WHAT THIS TASK INVOLVES ::
Every record should be repeated exactly, except that pictures are left out.

Collected data entries:
<<<<

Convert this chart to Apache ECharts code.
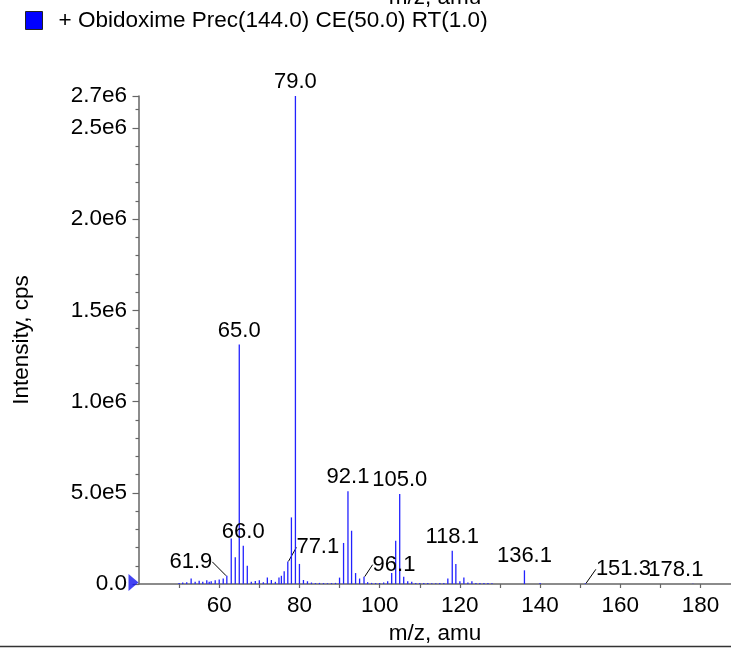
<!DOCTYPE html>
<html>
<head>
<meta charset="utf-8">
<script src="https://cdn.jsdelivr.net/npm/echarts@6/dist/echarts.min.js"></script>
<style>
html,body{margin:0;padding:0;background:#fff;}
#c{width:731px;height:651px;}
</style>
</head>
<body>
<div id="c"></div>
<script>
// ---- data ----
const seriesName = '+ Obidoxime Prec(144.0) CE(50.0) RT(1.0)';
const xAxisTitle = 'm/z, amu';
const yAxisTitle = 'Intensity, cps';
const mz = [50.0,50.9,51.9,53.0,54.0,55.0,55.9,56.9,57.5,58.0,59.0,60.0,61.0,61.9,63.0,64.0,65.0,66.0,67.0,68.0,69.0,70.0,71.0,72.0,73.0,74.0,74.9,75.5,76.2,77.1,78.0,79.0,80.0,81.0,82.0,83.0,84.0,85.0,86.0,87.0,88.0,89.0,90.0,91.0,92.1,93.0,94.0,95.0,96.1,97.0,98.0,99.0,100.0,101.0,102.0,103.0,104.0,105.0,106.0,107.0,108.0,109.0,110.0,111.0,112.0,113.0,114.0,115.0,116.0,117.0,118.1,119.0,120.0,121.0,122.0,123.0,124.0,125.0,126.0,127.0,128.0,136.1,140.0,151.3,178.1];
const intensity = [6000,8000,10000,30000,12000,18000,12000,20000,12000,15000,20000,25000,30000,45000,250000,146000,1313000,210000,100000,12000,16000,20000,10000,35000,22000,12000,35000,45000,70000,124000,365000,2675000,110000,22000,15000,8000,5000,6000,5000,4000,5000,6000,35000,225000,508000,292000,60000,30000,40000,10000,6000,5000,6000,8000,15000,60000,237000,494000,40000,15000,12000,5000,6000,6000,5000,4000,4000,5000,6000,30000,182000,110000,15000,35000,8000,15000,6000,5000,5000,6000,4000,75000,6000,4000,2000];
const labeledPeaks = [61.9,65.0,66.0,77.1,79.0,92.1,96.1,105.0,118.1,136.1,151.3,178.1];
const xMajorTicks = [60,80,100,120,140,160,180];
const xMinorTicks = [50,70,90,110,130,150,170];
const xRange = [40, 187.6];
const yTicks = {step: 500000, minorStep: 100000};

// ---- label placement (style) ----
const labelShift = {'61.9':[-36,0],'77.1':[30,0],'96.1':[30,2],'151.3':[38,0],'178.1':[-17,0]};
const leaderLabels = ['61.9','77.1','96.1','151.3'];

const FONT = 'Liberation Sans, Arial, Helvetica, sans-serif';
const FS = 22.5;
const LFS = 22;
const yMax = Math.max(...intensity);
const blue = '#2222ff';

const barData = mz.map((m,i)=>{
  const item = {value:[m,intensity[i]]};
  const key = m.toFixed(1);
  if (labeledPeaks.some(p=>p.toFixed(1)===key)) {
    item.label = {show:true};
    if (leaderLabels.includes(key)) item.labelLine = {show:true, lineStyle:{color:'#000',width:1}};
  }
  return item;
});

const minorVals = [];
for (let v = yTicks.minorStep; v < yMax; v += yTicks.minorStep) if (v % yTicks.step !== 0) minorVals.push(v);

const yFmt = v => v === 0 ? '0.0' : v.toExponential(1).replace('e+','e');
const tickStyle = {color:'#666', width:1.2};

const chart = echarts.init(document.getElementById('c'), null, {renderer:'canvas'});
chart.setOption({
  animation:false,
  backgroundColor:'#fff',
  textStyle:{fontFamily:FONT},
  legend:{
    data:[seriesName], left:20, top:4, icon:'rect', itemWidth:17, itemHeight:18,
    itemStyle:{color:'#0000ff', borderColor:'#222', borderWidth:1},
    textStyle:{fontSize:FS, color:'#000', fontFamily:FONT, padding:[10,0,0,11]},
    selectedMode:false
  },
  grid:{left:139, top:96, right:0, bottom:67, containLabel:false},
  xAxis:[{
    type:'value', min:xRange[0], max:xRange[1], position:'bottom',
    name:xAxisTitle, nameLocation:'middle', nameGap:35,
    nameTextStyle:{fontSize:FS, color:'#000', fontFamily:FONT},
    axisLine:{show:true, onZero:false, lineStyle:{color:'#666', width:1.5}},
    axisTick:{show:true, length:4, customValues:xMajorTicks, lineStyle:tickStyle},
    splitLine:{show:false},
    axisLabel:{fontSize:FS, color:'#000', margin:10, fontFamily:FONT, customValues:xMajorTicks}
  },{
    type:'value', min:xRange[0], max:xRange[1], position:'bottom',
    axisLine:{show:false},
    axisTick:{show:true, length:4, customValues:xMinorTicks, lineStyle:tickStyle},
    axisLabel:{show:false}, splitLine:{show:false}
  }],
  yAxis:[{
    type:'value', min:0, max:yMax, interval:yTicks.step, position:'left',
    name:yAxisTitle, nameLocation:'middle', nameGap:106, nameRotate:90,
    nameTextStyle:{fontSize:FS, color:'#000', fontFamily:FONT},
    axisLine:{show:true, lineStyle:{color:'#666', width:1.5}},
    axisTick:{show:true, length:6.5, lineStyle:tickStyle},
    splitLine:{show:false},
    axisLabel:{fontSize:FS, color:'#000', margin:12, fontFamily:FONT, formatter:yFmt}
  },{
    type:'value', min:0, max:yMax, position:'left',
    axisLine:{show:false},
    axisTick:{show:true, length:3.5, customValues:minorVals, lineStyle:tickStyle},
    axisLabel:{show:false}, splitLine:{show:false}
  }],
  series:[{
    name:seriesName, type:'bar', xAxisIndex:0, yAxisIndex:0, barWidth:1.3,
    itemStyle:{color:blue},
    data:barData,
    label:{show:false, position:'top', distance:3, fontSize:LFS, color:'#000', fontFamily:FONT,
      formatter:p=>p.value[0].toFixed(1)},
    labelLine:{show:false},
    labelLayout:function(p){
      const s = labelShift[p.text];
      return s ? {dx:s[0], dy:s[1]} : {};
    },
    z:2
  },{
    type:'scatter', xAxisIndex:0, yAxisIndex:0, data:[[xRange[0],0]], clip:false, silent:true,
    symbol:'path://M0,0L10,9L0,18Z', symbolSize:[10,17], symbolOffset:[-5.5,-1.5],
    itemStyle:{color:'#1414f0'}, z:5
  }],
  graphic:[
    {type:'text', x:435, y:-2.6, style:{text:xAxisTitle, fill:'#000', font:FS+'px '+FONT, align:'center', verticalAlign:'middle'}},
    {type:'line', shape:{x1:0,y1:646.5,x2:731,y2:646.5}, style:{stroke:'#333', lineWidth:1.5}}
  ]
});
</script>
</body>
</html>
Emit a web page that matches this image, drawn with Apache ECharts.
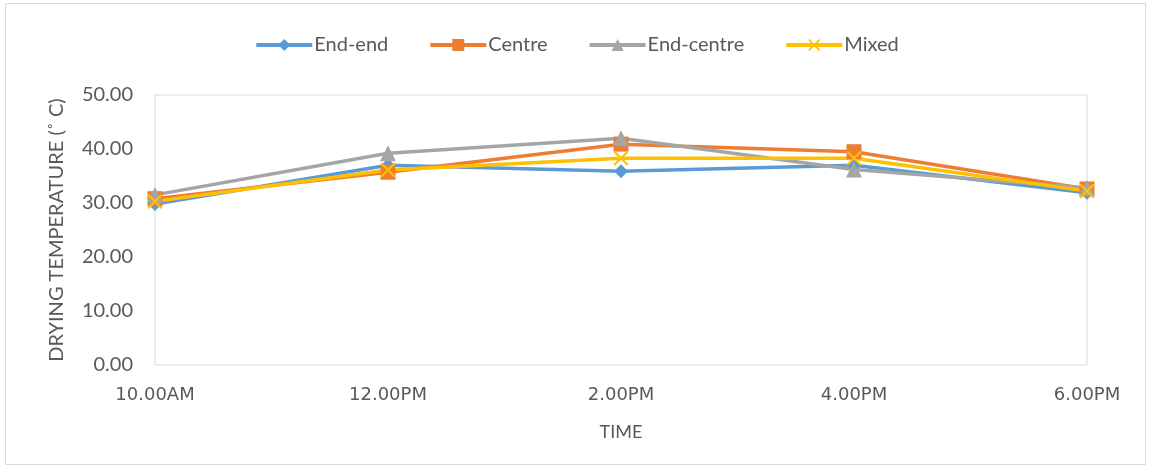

>>>>

FINAL RESULT ::
Convert this chart to Apache ECharts code.
<!DOCTYPE html>
<html>
<head>
<meta charset="utf-8">
<script src="https://cdn.jsdelivr.net/npm/echarts@6/dist/echarts.min.js"></script>
<style>
html,body{margin:0;padding:0;background:#fff;}
#c{width:731px;height:651px;}
</style>
</head>
<body>
<div id="c"></div>
<script>
// ---- data ----
const seriesName = '+ Obidoxime Prec(144.0) CE(50.0) RT(1.0)';
const xAxisTitle = 'm/z, amu';
const yAxisTitle = 'Intensity, cps';
const mz = [50.0,50.9,51.9,53.0,54.0,55.0,55.9,56.9,57.5,58.0,59.0,60.0,61.0,61.9,63.0,64.0,65.0,66.0,67.0,68.0,69.0,70.0,71.0,72.0,73.0,74.0,74.9,75.5,76.2,77.1,78.0,79.0,80.0,81.0,82.0,83.0,84.0,85.0,86.0,87.0,88.0,89.0,90.0,91.0,92.1,93.0,94.0,95.0,96.1,97.0,98.0,99.0,100.0,101.0,102.0,103.0,104.0,105.0,106.0,107.0,108.0,109.0,110.0,111.0,112.0,113.0,114.0,115.0,116.0,117.0,118.1,119.0,120.0,121.0,122.0,123.0,124.0,125.0,126.0,127.0,128.0,136.1,140.0,151.3,178.1];
const intensity = [6000,8000,10000,30000,12000,18000,12000,20000,12000,15000,20000,25000,30000,45000,250000,146000,1313000,210000,100000,12000,16000,20000,10000,35000,22000,12000,35000,45000,70000,124000,365000,2675000,110000,22000,15000,8000,5000,6000,5000,4000,5000,6000,35000,225000,508000,292000,60000,30000,40000,10000,6000,5000,6000,8000,15000,60000,237000,494000,40000,15000,12000,5000,6000,6000,5000,4000,4000,5000,6000,30000,182000,110000,15000,35000,8000,15000,6000,5000,5000,6000,4000,75000,6000,4000,2000];
const labeledPeaks = [61.9,65.0,66.0,77.1,79.0,92.1,96.1,105.0,118.1,136.1,151.3,178.1];
const xMajorTicks = [60,80,100,120,140,160,180];
const xMinorTicks = [50,70,90,110,130,150,170];
const xRange = [40, 187.6];
const yTicks = {step: 500000, minorStep: 100000};

// ---- label placement (style) ----
const labelShift = {'61.9':[-36,0],'77.1':[30,0],'96.1':[30,2],'151.3':[38,0],'178.1':[-17,0]};
const leaderLabels = ['61.9','77.1','96.1','151.3'];

const FONT = 'Liberation Sans, Arial, Helvetica, sans-serif';
const FS = 22.5;
const LFS = 22;
const yMax = Math.max(...intensity);
const blue = '#2222ff';

const barData = mz.map((m,i)=>{
  const item = {value:[m,intensity[i]]};
  const key = m.toFixed(1);
  if (labeledPeaks.some(p=>p.toFixed(1)===key)) {
    item.label = {show:true};
    if (leaderLabels.includes(key)) item.labelLine = {show:true, lineStyle:{color:'#000',width:1}};
  }
  return item;
});

const minorVals = [];
for (let v = yTicks.minorStep; v < yMax; v += yTicks.minorStep) if (v % yTicks.step !== 0) minorVals.push(v);

const yFmt = v => v === 0 ? '0.0' : v.toExponential(1).replace('e+','e');
const tickStyle = {color:'#666', width:1.2};

const chart = echarts.init(document.getElementById('c'), null, {renderer:'canvas'});
chart.setOption({
  animation:false,
  backgroundColor:'#fff',
  textStyle:{fontFamily:FONT},
  legend:{
    data:[seriesName], left:20, top:4, icon:'rect', itemWidth:17, itemHeight:18,
    itemStyle:{color:'#0000ff', borderColor:'#222', borderWidth:1},
    textStyle:{fontSize:FS, color:'#000', fontFamily:FONT, padding:[10,0,0,11]},
    selectedMode:false
  },
  grid:{left:139, top:96, right:0, bottom:67, containLabel:false},
  xAxis:[{
    type:'value', min:xRange[0], max:xRange[1], position:'bottom',
    name:xAxisTitle, nameLocation:'middle', nameGap:35,
    nameTextStyle:{fontSize:FS, color:'#000', fontFamily:FONT},
    axisLine:{show:true, onZero:false, lineStyle:{color:'#666', width:1.5}},
    axisTick:{show:true, length:4, customValues:xMajorTicks, lineStyle:tickStyle},
    splitLine:{show:false},
    axisLabel:{fontSize:FS, color:'#000', margin:10, fontFamily:FONT, customValues:xMajorTicks}
  },{
    type:'value', min:xRange[0], max:xRange[1], position:'bottom',
    axisLine:{show:false},
    axisTick:{show:true, length:4, customValues:xMinorTicks, lineStyle:tickStyle},
    axisLabel:{show:false}, splitLine:{show:false}
  }],
  yAxis:[{
    type:'value', min:0, max:yMax, interval:yTicks.step, position:'left',
    name:yAxisTitle, nameLocation:'middle', nameGap:106, nameRotate:90,
    nameTextStyle:{fontSize:FS, color:'#000', fontFamily:FONT},
    axisLine:{show:true, lineStyle:{color:'#666', width:1.5}},
    axisTick:{show:true, length:6.5, lineStyle:tickStyle},
    splitLine:{show:false},
    axisLabel:{fontSize:FS, color:'#000', margin:12, fontFamily:FONT, formatter:yFmt}
  },{
    type:'value', min:0, max:yMax, position:'left',
    axisLine:{show:false},
    axisTick:{show:true, length:3.5, customValues:minorVals, lineStyle:tickStyle},
    axisLabel:{show:false}, splitLine:{show:false}
  }],
  series:[{
    name:seriesName, type:'bar', xAxisIndex:0, yAxisIndex:0, barWidth:1.3,
    itemStyle:{color:blue},
    data:barData,
    label:{show:false, position:'top', distance:3, fontSize:LFS, color:'#000', fontFamily:FONT,
      formatter:p=>p.value[0].toFixed(1)},
    labelLine:{show:false},
    labelLayout:function(p){
      const s = labelShift[p.text];
      return s ? {dx:s[0], dy:s[1]} : {};
    },
    z:2
  },{
    type:'scatter', xAxisIndex:0, yAxisIndex:0, data:[[xRange[0],0]], clip:false, silent:true,
    symbol:'path://M0,0L10,9L0,18Z', symbolSize:[10,17], symbolOffset:[-5.5,-1.5],
    itemStyle:{color:'#1414f0'}, z:5
  }],
  graphic:[
    {type:'text', x:435, y:-2.6, style:{text:xAxisTitle, fill:'#000', font:FS+'px '+FONT, align:'center', verticalAlign:'middle'}},
    {type:'line', shape:{x1:0,y1:646.5,x2:731,y2:646.5}, style:{stroke:'#333', lineWidth:1.5}}
  ]
});
</script>
</body>
</html>
Emit a web page that matches this image, drawn with Apache ECharts.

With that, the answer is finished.